To buy ADA, create an account on a reputable exchange like Coinbase, Kraken, or Binance.US, complete KYC verification with government-issued ID, deposit funds via bank transfer or card, then search for ADA and place a market or limit order to complete your purchase.
Should I keep my Cardano on an exchange or transfer it to a wallet?
Transferring ADA to a personal wallet is recommended for security and control. Hot wallets like Daedalus or Yoroi offer convenience and staking access, while hardware wallets like Ledger provide maximum security for long-term holdings by keeping private keys offline.
What fees should I expect when buying Cardano?

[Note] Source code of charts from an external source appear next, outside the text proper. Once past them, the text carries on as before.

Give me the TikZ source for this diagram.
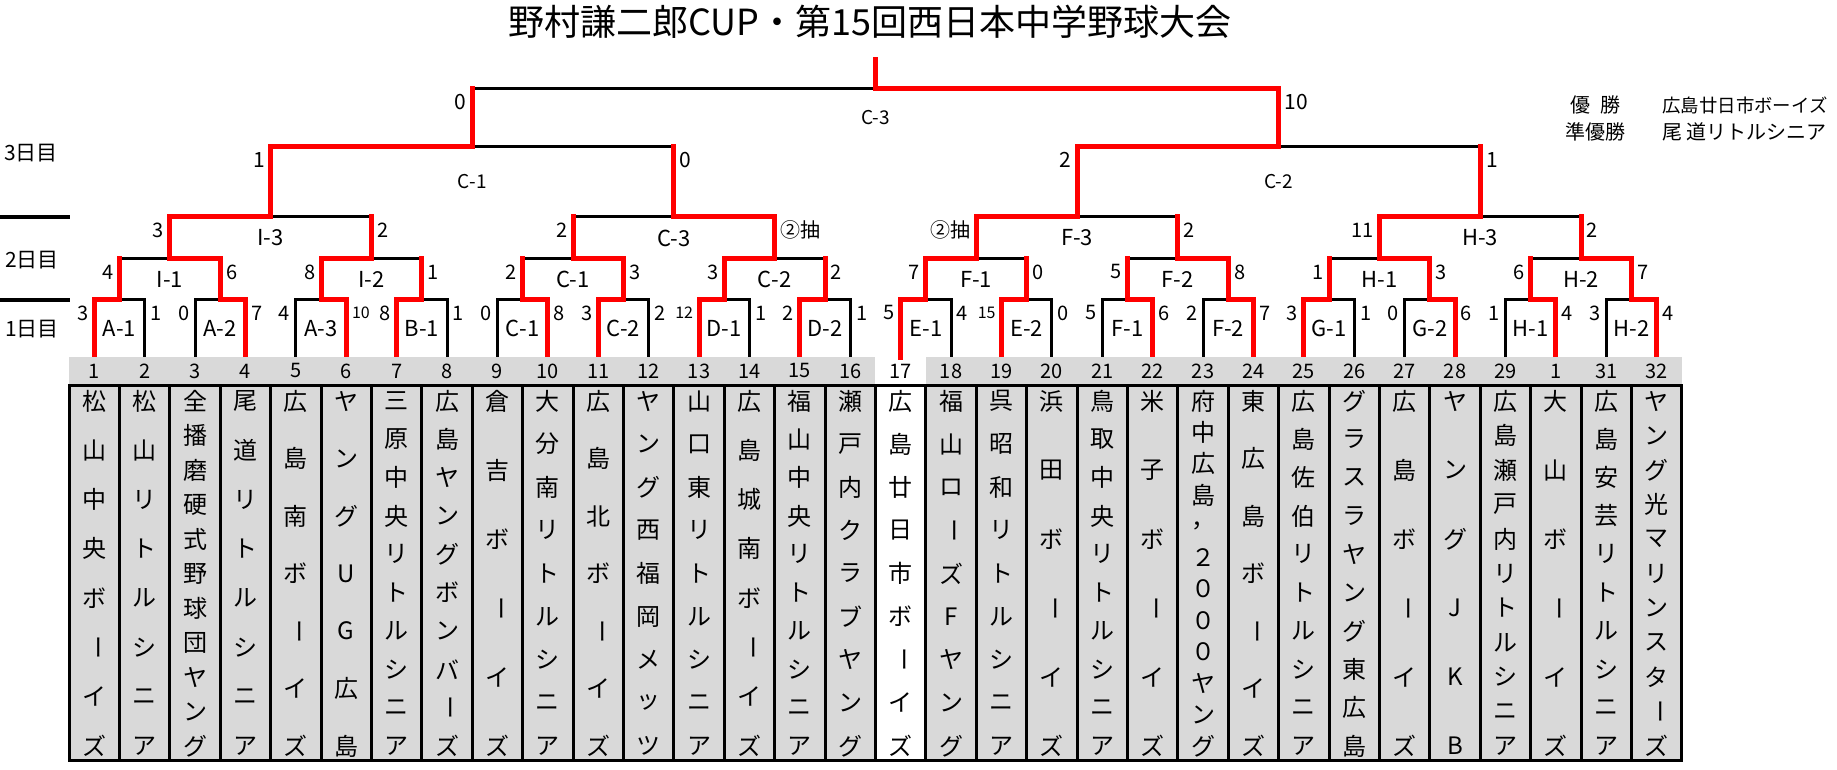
\documentclass[tikz,border=0pt]{standalone}
\usepackage{fontspec}
\setmainfont{Noto Sans CJK JP}
\usepackage{graphicx}
\definecolor{cell}{HTML}{D9D9D9}
\tikzset{font=\fontsize{10}{11}\selectfont}
\tikzset{every node/.append style={inner sep=0pt}}
\tikzset{won/.style={draw=red, line width=2.5pt, line cap=rect},
  lost/.style={draw=black, line width=1.5pt, line cap=rect},
  lsc/.style={anchor=east, shift={(-5.5,13)}},
  rsc/.style={anchor=west, shift={(5.5,13)}},
  tag/.style={font=\fontsize{11}{12}\selectfont},
  kana/.style={font=\fontsize{12}{12}\selectfont},
  num/.style={font=\fontsize{10}{11}\selectfont},
  day/.style={font=\fontsize{10.5}{11}\selectfont},
  fame/.style={font=\fontsize{10}{11}\selectfont},
  namebox/.style={draw=black, line width=1.5pt, fill=cell}}
\newcommand{\sm}[1]{{\fontsize{8}{8}\selectfont #1}}
\newcommand{\tp}[1]{{\fontsize{10.5}{11}\selectfont #1}}
\newcommand{\tq}[1]{{\fontsize{9.5}{10}\selectfont #1}}
\newcommand{\cho}{\rotatebox[origin=c]{-90}{ー}}
\newcommand{\spot}[4]{\pgfmathsetmacro\sx{43.8+25.2*(#2+#3)}\coordinate (#1) at (\sx,#4);}
% left side wins
\newcommand{\boutL}[8]{%
  \draw[lost] (#2 |- #3) -- (#3);
  \draw[#4] (#2) -- (#2 |- #3);
  \draw[won] (#1) |- (#3);
  \node[lsc] (#3l) at (#1 |- #3) {#5};
  \node[rsc] (#3r) at (#2 |- #3) {#6};
  \node[tag, shift={(0,#8)}] (#3n) at (#3) {#7};}
% right side wins
\newcommand{\boutR}[8]{%
  \draw[lost] (#1 |- #3) -- (#3);
  \draw[#4] (#1) -- (#1 |- #3);
  \draw[won] (#2) |- (#3);
  \node[lsc] (#3l) at (#1 |- #3) {#5};
  \node[rsc] (#3r) at (#2 |- #3) {#6};
  \node[tag, shift={(0,#8)}] (#3n) at (#3) {#7};}
\newcommand{\tate}[2]{%
  \def\nch{0}%
  \foreach \kc in {#2} {\pgfmathtruncatemacro\nch{\nch+1}\global\let\nch\nch}%
  \foreach \kc [count=\k] in {#2} {%
    \pgfmathsetmacro\cy{401+(\k-1)*345/(\nch-1)}%
    \node[kana] (n#1c\k) at (t#1 |- 0,\cy) {\kc};}}

\begin{document}
\begin{tikzpicture}[x=0.5pt, y=-0.5pt]
\useasboundingbox (0,0) rectangle (1837,770);
\node[font=\fontsize{18}{18}\selectfont] (title) at (870,22) {野村謙二郎CUP・第15回西日本中学野球大会};
\foreach \i in {1,...,32} {\pgfmathsetmacro\tx{43.8+50.4*\i}\coordinate (t\i) at (\tx,357);}
\foreach \k in {1,...,16} {\pgfmathtruncatemacro\a{2*\k-1}\pgfmathtruncatemacro\b{2*\k}\spot{p\k}{\a}{\b}{300}}
\foreach \k in {1,...,8} {\pgfmathtruncatemacro\a{4*\k-3}\pgfmathtruncatemacro\b{4*\k}\spot{q\k}{\a}{\b}{259}}
\foreach \k in {1,...,4} {\pgfmathtruncatemacro\a{8*\k-7}\pgfmathtruncatemacro\b{8*\k}\spot{u\k}{\a}{\b}{217}}
\spot{s1}{1}{16}{147}
\spot{s2}{17}{32}{147}
\spot{fin}{1}{32}{89}
\spot{top}{1}{32}{60}
% 1日目
\boutL{t1}{t2}{p1}{lost}{3}{1}{A-1}{28.5}
\boutR{t3}{t4}{p2}{lost}{0}{7}{A-2}{28.5}
\boutR{t5}{t6}{p3}{lost}{4}{\sm{10}}{A-3}{28.5}
\boutL{t7}{t8}{p4}{lost}{8}{1}{B-1}{28.5}
\boutR{t9}{t10}{p5}{lost}{0}{8}{C-1}{28.5}
\boutL{t11}{t12}{p6}{lost}{3}{2}{C-2}{28.5}
\boutL{t13}{t14}{p7}{lost}{\sm{12}}{1}{D-1}{28.5}
\boutL{t15}{t16}{p8}{lost}{2}{1}{D-2}{28.5}
\boutL{t17}{t18}{p9}{lost}{5}{4}{E-1}{28.5}
\boutL{t19}{t20}{p10}{lost}{\sm{15}}{0}{E-2}{28.5}
\boutR{t21}{t22}{p11}{lost}{5}{6}{F-1}{28.5}
\boutR{t23}{t24}{p12}{lost}{2}{7}{F-2}{28.5}
\boutL{t25}{t26}{p13}{lost}{3}{1}{G-1}{28.5}
\boutR{t27}{t28}{p14}{lost}{0}{6}{G-2}{28.5}
\boutR{t29}{t30}{p15}{lost}{1}{4}{H-1}{28.5}
\boutR{t31}{t32}{p16}{lost}{3}{4}{H-2}{28.5}
% 2日目
\boutR{p1}{p2}{q1}{won}{4}{6}{I-1}{20.5}
\boutL{p3}{p4}{q2}{won}{8}{1}{I-2}{20.5}
\boutR{p5}{p6}{q3}{won}{2}{3}{C-1}{20.5}
\boutL{p7}{p8}{q4}{won}{3}{2}{C-2}{20.5}
\boutL{p9}{p10}{q5}{won}{7}{0}{F-1}{20.5}
\boutR{p11}{p12}{q6}{won}{5}{8}{F-2}{20.5}
\boutR{p13}{p14}{q7}{won}{1}{3}{H-1}{20.5}
\boutR{p15}{p16}{q8}{won}{6}{7}{H-2}{20.5}
\boutL{q1}{q2}{u1}{won}{3}{2}{I-3}{21}
\boutR{q3}{q4}{u2}{won}{2}{②抽}{C-3}{21}
\boutL{q5}{q6}{u3}{won}{②抽}{2}{F-3}{21}
\boutL{q7}{q8}{u4}{won}{11}{2}{H-3}{21}
% 3日目
\boutL{u1}{u2}{s1}{won}{\tp{1}}{\tp{0}}{\tq{C-1}}{35}
\boutL{u3}{u4}{s2}{won}{\tp{2}}{\tp{1}}{\tq{C-2}}{35}
\boutR{s1}{s2}{fin}{won}{\tp{0}}{\tp{10}}{\tq{C-3}}{28.5}
\draw[won] (fin) -- (top);
\node[fame] (yu) at (1595,105) {優\hspace{5pt}勝};
\node[fame] (jun) at (1595,132) {準優勝};
\node[fame, anchor=west, font=\fontsize{9.2}{10}\selectfont] (champ) at (1662,105) {広島廿日市ボーイズ};
\node[fame, anchor=west] (runner) at (1662,132) {尾\hspace{2pt}道リトルシニア};
\draw[line width=2pt] (0,217) -- (70,217);
\draw[line width=2pt] (0,300) -- (70,300);
\node[day] (d3) at (31,153) {3日目};
\node[day] (d2) at (32,260) {2日目};
\node[day] (d1) at (32,329) {1日目};
\fill[cell] (69,357) rectangle (875.4,385);
\fill[cell] (925.8,357) rectangle (1681.8,385);
\foreach \i in {1,...,32} {\pgfmathsetmacro\bx{69+50.4*(\i-1)}
  \ifnum\i=17 \draw[namebox, fill=white] (\bx,385) rectangle ++(50.4,375);
  \else \draw[namebox] (\bx,385) rectangle ++(50.4,375); \fi
  \node[num] (k\i) at (t\i |- 0,371) {\ifnum\i=30 1\else\i\fi};}
\tate{1}{松,山,中,央,ボ,\cho,イ,ズ}
\tate{2}{松,山,リ,ト,ル,シ,ニ,ア}
\tate{3}{全,播,磨,硬,式,野,球,団,ヤ,ン,グ}
\tate{4}{尾,道,リ,ト,ル,シ,ニ,ア}
\tate{5}{広,島,南,ボ,\cho,イ,ズ}
\tate{6}{ヤ,ン,グ,U,G,広,島}
\tate{7}{三,原,中,央,リ,ト,ル,シ,ニ,ア}
\tate{8}{広,島,ヤ,ン,グ,ボ,ン,バ,\cho,ズ}
\tate{9}{倉,吉,ボ,\cho,イ,ズ}
\tate{10}{大,分,南,リ,ト,ル,シ,ニ,ア}
\tate{11}{広,島,北,ボ,\cho,イ,ズ}
\tate{12}{ヤ,ン,グ,西,福,岡,メ,ッ,ツ}
\tate{13}{山,口,東,リ,ト,ル,シ,ニ,ア}
\tate{14}{広,島,城,南,ボ,\cho,イ,ズ}
\tate{15}{福,山,中,央,リ,ト,ル,シ,ニ,ア}
\tate{16}{瀬,戸,内,ク,ラ,ブ,ヤ,ン,グ}
\tate{17}{広,島,廿,日,市,ボ,\cho,イ,ズ}
\tate{18}{福,山,ロ,\cho,ズ,F,ヤ,ン,グ}
\tate{19}{呉,昭,和,リ,ト,ル,シ,ニ,ア}
\tate{20}{浜,田,ボ,\cho,イ,ズ}
\tate{21}{鳥,取,中,央,リ,ト,ル,シ,ニ,ア}
\tate{22}{米,子,ボ,\cho,イ,ズ}
\tate{23}{府,中,広,島,，,２,０,０,０,ヤ,ン,グ}
\tate{24}{東,広,島,ボ,\cho,イ,ズ}
\tate{25}{広,島,佐,伯,リ,ト,ル,シ,ニ,ア}
\tate{26}{グ,ラ,ス,ラ,ヤ,ン,グ,東,広,島}
\tate{27}{広,島,ボ,\cho,イ,ズ}
\tate{28}{ヤ,ン,グ,J,K,B}
\tate{29}{広,島,瀬,戸,内,リ,ト,ル,シ,ニ,ア}
\tate{30}{大,山,ボ,\cho,イ,ズ}
\tate{31}{広,島,安,芸,リ,ト,ル,シ,ニ,ア}
\tate{32}{ヤ,ン,グ,光,マ,リ,ン,ス,タ,\cho,ズ}
\end{tikzpicture}
\end{document}
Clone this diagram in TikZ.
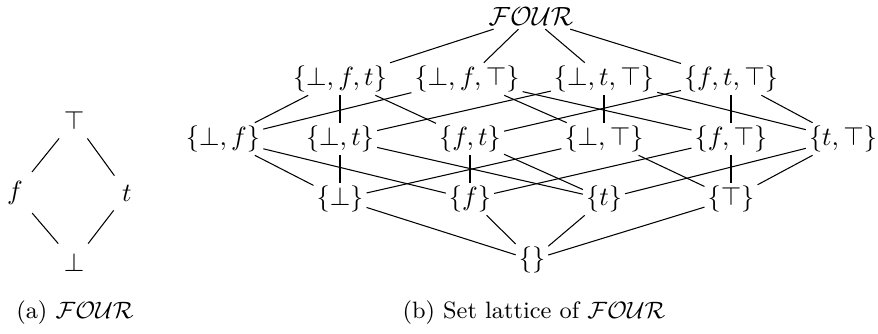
\documentclass[tikz,border=0pt]{standalone}
\usetikzlibrary{positioning}

\begin{document}
\begin{tikzpicture}[x=0.38pt, y=-0.38pt, elem/.style={inner sep=1pt}]

\useasboundingbox (0,0) rectangle (878,333);

% (a) the four values
\node (top) at (74,120) {$\top$};
\node (f) at (15,193) {$f$};
\node (t) at (127,193) {$t$};
\node (bot) at (74,262) {$\bot$};

\draw (top) -- (f);
\draw (top) -- (t);
\draw (f) -- (bot);
\draw (t) -- (bot);

\node (capa) at (75,313) {\small (a) $\mathcal{FOUR}$};

% (b) top
\node[elem] (four) at (531,17) {$\mathcal{FOUR}$};

% three elements
\node[elem] (bft) at (340,79) {$\{\bot,f,t\}$};
\node[elem] (bfT) at (467,79) {$\{\bot,f,\top\}$};
\node[elem] (btT) at (604,79) {$\{\bot,t,\top\}$};
\node[elem] (ftT) at (731,79) {$\{f,t,\top\}$};

% two elements
\node[elem] (bf) at (223,139) {$\{\bot,f\}$};
\node[elem] (bt) at (340,139) {$\{\bot,t\}$};
\node[elem] (ft) at (470,139) {$\{f,t\}$};
\node[elem] (bT) at (604,139) {$\{\bot,\top\}$};
\node[elem] (fT) at (731,139) {$\{f,\top\}$};
\node[elem] (tT) at (843,139) {$\{t,\top\}$};

% one element
\node[elem] (sb) at (340,199) {$\{\bot\}$};
\node[elem] (sf) at (470,199) {$\{f\}$};
\node[elem] (st) at (604,199) {$\{t\}$};
\node[elem] (sT) at (731,199) {$\{\top\}$};

% empty set
\node[elem] (empty) at (532,260) {$\{\}$};

% Lines
\draw (four) -- (bft);
\draw (four) -- (bfT);
\draw (four) -- (btT);
\draw (four) -- (ftT);

\draw (bft) -- (bf);
\draw (bft) -- (bt);
\draw (bft) -- (ft);
\draw (bfT) -- (bf);
\draw (bfT) -- (bT);
\draw (bfT) -- (fT);
\draw (btT) -- (bt);
\draw (btT) -- (bT);
\draw (btT) -- (tT);
\draw (ftT) -- (ft);
\draw (ftT) -- (fT);
\draw (ftT) -- (tT);

\draw (bf) -- (sb);
\draw (bf) -- (sf);
\draw (bt) -- (sb);
\draw (bt) -- (st);
\draw (ft) -- (sf);
\draw (ft) -- (st);
\draw (bT) -- (sb);
\draw (bT) -- (sT);
\draw (fT) -- (sf);
\draw (fT) -- (sT);
\draw (tT) -- (st);
\draw (tT) -- (sT);

\draw (sb) -- (empty);
\draw (sf) -- (empty);
\draw (st) -- (empty);
\draw (sT) -- (empty);

\node (capb) at (534,313) {\small (b) Set lattice of $\mathcal{FOUR}$};

\end{tikzpicture}
\end{document}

Fees include deposit charges (free for bank transfers, 2–4% for cards), trading fees (typically 0.5–1.5% depending on the exchange), spreads built into pricing, and withdrawal fees when moving ADA to a personal wallet, usually around 1 ADA or less.
Can I earn passive income by holding Cardano?
Yes, Cardano’s staking mechanism allows ADA holders to delegate coins to stake pools and earn rewards of 4–6% annually. Staking is non-custodial through wallets like Yoroi or Daedalus, meaning your ADA remains liquid and under your full control.
Is Cardano better than Ethereum for smart contracts?
Cardano differentiates itself through formal verification for security, proof-of-stake energy efficiency, and methodical development based on peer-reviewed research. While Ethereum has broader adoption, Cardano’s scientific approach appeals to those prioritizing sustainability and long-term architectural soundness.